Yang satu kondusif untuk berkembang, sementara yang lain tidak kondusif untuk berkembang. Dari ilustrasi tersebut dapat dibayangkan gap antara negara maju dan negara berkembang dalam urusan sepakbola. Maka tidak heran mengapa negara-negara maju cenderung sukses di urusan sepakbolanya, Hal ini menurut saya juga terjadi di bidang lainnya seperti ekonomi, teknologi dan sebagainya.
Intinya
adalah, kalau negara yang bisa membuat lingkungan yang kondusif untuk
berkembang untuk warganya maka negaranya akan maju. Sementara negara yang belum
bisa membuat lingkungannya kondusif,
maka ya negaranya akan stagnan atau mundur.
Dari sini
saya baru lebih memahami salah satu peran institusi negara atau pemerintah,
yaitu membuat lingkungan negara atau daerahnya kondusif untuk berkembang.

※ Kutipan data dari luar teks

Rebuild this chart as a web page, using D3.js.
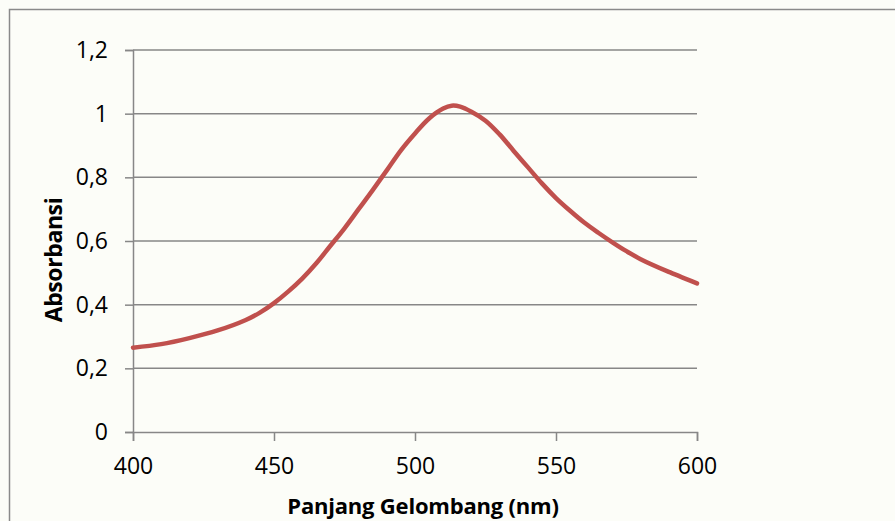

Kondusif dari segi keamanan, pemerataan pendidikan, kesempatan, dan sebagainya
yang pada intinya bagaimana caranya menguntungkan masyarakat dan dalam jangka
panjang akan bertumbuh dan berkembang untuk negaranya.
Kalau dari tingkat negara atau pemerintah belum bisa menjamin “kekondusifitasan” ini entah karena incapable leader, maraknya konflik kepentingan dan sebagainya, maka ya kemungkinan besar menghadapi berbagai gejala seperti ketimpangan kualitas sumber daya manusia dan ekonomi, talent bagus tidak banyak berkembang dan akhirnya pindah ke negara atau daerah yang lebih dianggap kondusif, dan tentu saja performa negaranya jadinya stagnan, tidak berkembang.